2. Sentencing Guidelines and Aggravating/Mitigating Factors
Sentencing guidelines help judges determine appropriate penalties based on the severity of the offense. Aggravating factors (e.g., the amount involved, the sophistication of the fraud) can increase the sentence, while mitigating factors (e.g., good character, early guilty plea) can reduce it. Proper application of these factors ensures fair and proportionate sentencing.
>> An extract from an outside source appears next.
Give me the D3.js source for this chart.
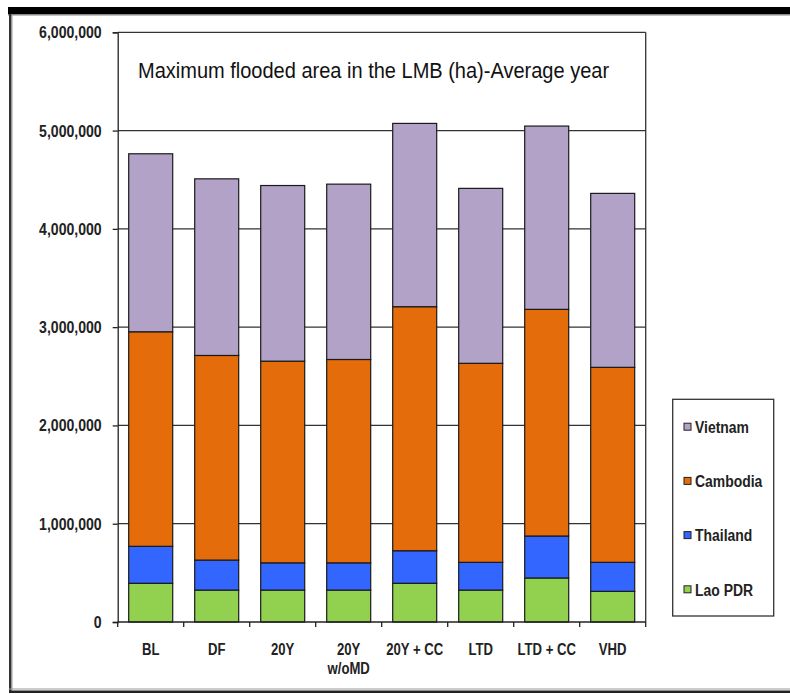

3. Double Counting in Sentencing
Double counting occurs when the same factor is considered multiple times in determining a sentence, leading to an unjustly severe penalty. The Court of Appeal found that the trial judge had double-counted aggravating factors when sentencing Mr. Liang, resulting in an excessively harsh sentence.
Conclusion
The judgment in Farooka & Anor v R serves as a pivotal reference in the landscape of corporate fraud and tax evasion law. By clarifying the scope of VAT evasion and ensuring that sentencing guidelines are applied without double-counting aggravating factors, the Court of Appeal has reinforced the principles of justice and proportionality in sentencing. This case underscores the judiciary's role in meticulously interpreting statutory provisions and maintaining balance between punishment and fairness. Legal practitioners and future litigants can draw on the insights from this case to navigate the complexities of financial fraud and tax-related offenses with a clearer understanding of the legal standards and expectations.